◆ **What you will do**:
Your copy of the material below should match it exactly, except that it holds no pictures.

◆ **Source data**:

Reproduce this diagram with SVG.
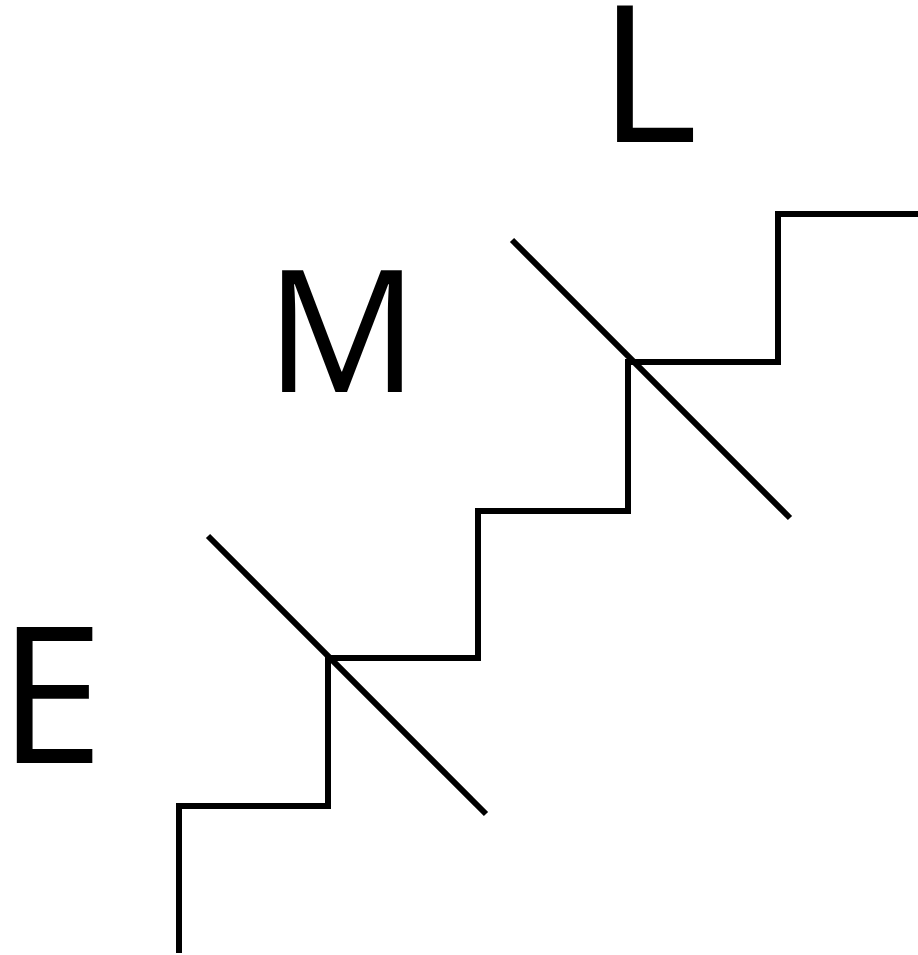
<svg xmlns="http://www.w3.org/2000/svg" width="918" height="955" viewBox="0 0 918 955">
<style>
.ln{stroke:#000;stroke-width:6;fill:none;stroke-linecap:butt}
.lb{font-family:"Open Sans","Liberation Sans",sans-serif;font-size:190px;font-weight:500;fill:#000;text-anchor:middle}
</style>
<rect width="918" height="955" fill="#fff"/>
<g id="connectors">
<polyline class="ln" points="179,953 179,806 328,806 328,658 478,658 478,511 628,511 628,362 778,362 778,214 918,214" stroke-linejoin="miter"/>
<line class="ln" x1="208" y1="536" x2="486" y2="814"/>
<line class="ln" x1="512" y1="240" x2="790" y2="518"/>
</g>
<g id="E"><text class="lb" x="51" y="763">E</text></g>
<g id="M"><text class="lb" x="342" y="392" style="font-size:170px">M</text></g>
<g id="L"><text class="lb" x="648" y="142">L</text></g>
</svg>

◆ **Written answer**:
Reproduce this diagram with SVG.
<svg xmlns="http://www.w3.org/2000/svg" width="918" height="955" viewBox="0 0 918 955">
<style>
.ln{stroke:#000;stroke-width:6;fill:none;stroke-linecap:butt}
.lb{font-family:"Open Sans","Liberation Sans",sans-serif;font-size:190px;font-weight:500;fill:#000;text-anchor:middle}
</style>
<rect width="918" height="955" fill="#fff"/>
<g id="connectors">
<polyline class="ln" points="179,953 179,806 328,806 328,658 478,658 478,511 628,511 628,362 778,362 778,214 918,214" stroke-linejoin="miter"/>
<line class="ln" x1="208" y1="536" x2="486" y2="814"/>
<line class="ln" x1="512" y1="240" x2="790" y2="518"/>
</g>
<g id="E"><text class="lb" x="51" y="763">E</text></g>
<g id="M"><text class="lb" x="342" y="392" style="font-size:170px">M</text></g>
<g id="L"><text class="lb" x="648" y="142">L</text></g>
</svg>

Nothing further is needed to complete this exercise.